A grim goodbye

I left Venezuela yesterday after spending ten days there. I have tons of things I want to write about once I get my thoughts in order, but one...

La Guaira
Kind of like this, but without the ship in the horizon

I left Venezuela yesterday after spending ten days there. I have tons of things I want to write about once I get my thoughts in order, but one particular thing stuck with me. It happened to be the last thing I saw of our country.

As I was taking off from a barren, deserted Maiquetía (more on that later), I looked down on the port of La Guaira. Normally, the port is a chaotic mess, with ships docking, and others waiting for days on end for their papwerwork to clear (and by paperwork I mean “bribes”) in order to unload their cargo.

This time, the port was lonely. No ships docked. No ships waiting to leave. No ships waiting to come in.

Scarcity in Venezuela is an issue, but to me it’s not the issue. The issue is how little regular Venezuelans, stuck in the morass, comprehend the level of insanity they are under, and the level of crazy that’s about to hit them.

Think about it – how does the average salary in Venezuela compare to those in other countries?

Well, it all depends on what exchange rate you use. If you use the official 6.3 rate, we’re doing fine. If you use the black market rate of 560-something, then we are dirt poor.

The story is the same when you use the purchasing power of certain goods. A monthly minimum wage in Venezuela buys you about 7 kilos of grapes (sticker price: BsF 1,150 per kilo when I checked), or it buys you 42 kilos of beef (“fair” price: Bs. 180 per kilo, although when I checked there was no beef), or better still, 2,500 tanks of gasoline.

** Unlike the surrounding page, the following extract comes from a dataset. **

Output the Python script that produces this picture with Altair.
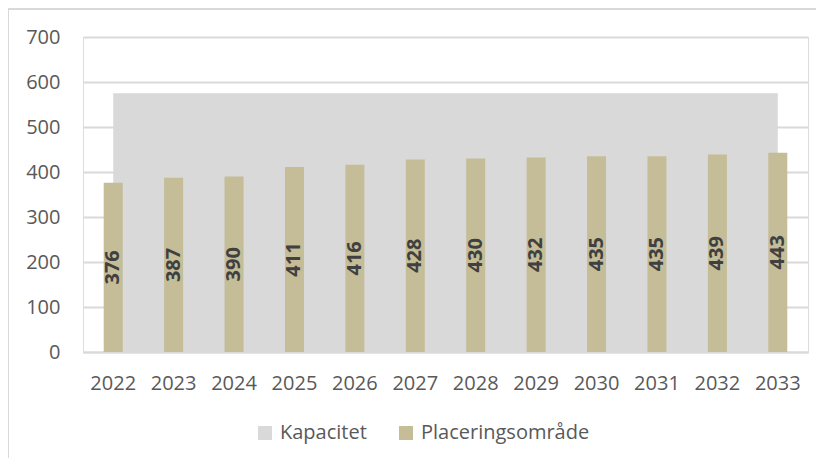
import altair as alt
import pandas as pd

years = ["2022", "2023", "2024", "2025", "2026", "2027", "2028", "2029", "2030", "2031", "2032", "2033"]
placering = [376, 387, 390, 411, 416, 428, 430, 432, 435, 435, 439, 443]
kapacitet = [575, 575, 575, 575, 575, 575, 575, 575, 575, 575, 575, 575]
series_names = ["Kapacitet", "Placeringsområde"]
series_colors = ["#d9d9d9", "#c4bd97"]
y_ticks = [0, 100, 200, 300, 400, 500, 600, 700]

df = pd.DataFrame({"year": years, "kap": kapacitet, "plac": placering})

FONT = "Open Sans"
W, H = 725, 315

x_enc = alt.X(
    "year:N",
    sort=years,
    scale=alt.Scale(paddingInner=0, paddingOuter=0),
    axis=alt.Axis(
        title=None, labelAngle=0, ticks=False, domain=True, domainColor="#d9d9d9",
        domainWidth=2, labelPadding=21, labelFontSize=20, labelColor="#595959",
        labelFont=FONT, grid=False,
    ),
)
y_scale = alt.Scale(domain=[0, 700], nice=False)
y_axis = alt.Axis(
    title=None, values=y_ticks, ticks=False, domain=False, grid=True,
    gridColor="#d9d9d9", gridWidth=2, labelPadding=23, labelFontSize=20,
    labelColor="#595959", labelFont=FONT,
)
color_enc = alt.Color(
    "series:N",
    scale=alt.Scale(domain=series_names, range=series_colors),
    legend=alt.Legend(
        title=None, orient="none", direction="horizontal", legendX=172, legendY=386,
        symbolType="square", symbolSize=196, symbolStrokeWidth=0, labelFontSize=20,
        labelFont=FONT, labelColor="#595959", labelOffset=5, columnPadding=29,
        labelLimit=400,
    ),
)

base = alt.Chart(df)

border = alt.Chart(pd.DataFrame({"a": [0]})).mark_rect(
    fillOpacity=0, stroke="#d9d9d9", strokeWidth=2
).encode(
    x=alt.value(-75), x2=alt.value(800), y=alt.value(-28), y2=alt.value(480)
)

area = base.transform_calculate(series="'Kapacitet'").mark_area(opacity=1).encode(
    x=x_enc,
    y=alt.Y("kap:Q", scale=y_scale, axis=y_axis),
    color=color_enc,
)

bars = base.transform_calculate(series="'Placeringsområde'").mark_bar(size=19).encode(
    x=x_enc,
    y=alt.Y("plac:Q", scale=y_scale, axis=y_axis),
    color=color_enc,
)

labels = base.transform_calculate(mid="datum.plac / 2").mark_text(
    angle=270, font=FONT, fontSize=20, fontWeight="bold", color="#404040",
    align="center", baseline="middle",
).encode(
    x=x_enc,
    y=alt.Y("mid:Q", scale=y_scale, axis=y_axis),
    text=alt.Text("plac:Q"),
)

chart = alt.layer(border, area, bars, labels).properties(
    width=W, height=H,
    autosize=alt.AutoSizeParams(type="none"),
    padding={"left": 75, "top": 29, "right": 8, "bottom": 106},
).configure_view(stroke=None).configure(background="white")

chart.save("out.html", embed_options={"renderer": "svg", "actions": False})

Ultimately, Venezuelans are global consumers, so the price of your salary has to be compared to an international standard, one that is market bassed, one that requires using some sort of exchange rate, presumably a market one. In that regard, Venezuelans’ purchasing power has collapsed dramatically.

Yet you walk around and people are still going about their business. Stewardesses do their job seemingly pretending as if they’re middle class. People waiting tables, or cleaning the streets, do theirs as if their salaries actually bought them stuff. Managers go about their day thinking they are upper middle class.

Sure, they complain about the cost of living, and they complain about not being able to find basic staples. But I got the feeling that Venezuelans living at home haven’t fully processed just how screwed up the country is, and how dramatically their purchasing power has collapsed.

Part of this is caused by basic economic and civic ignorance, but a lot of it comes from the government’s incessant attack on relative prices. Because, when nobody knows what things cost anymore, when you have no benchmarks with which to compare your earnings, you become less aware of how much you’re suffering.

I guess it serves to dull the pain a bit. That is why the government will keep it up as long as they need to, and as long as they can afford this charade.

It won’t be long until the charade is over.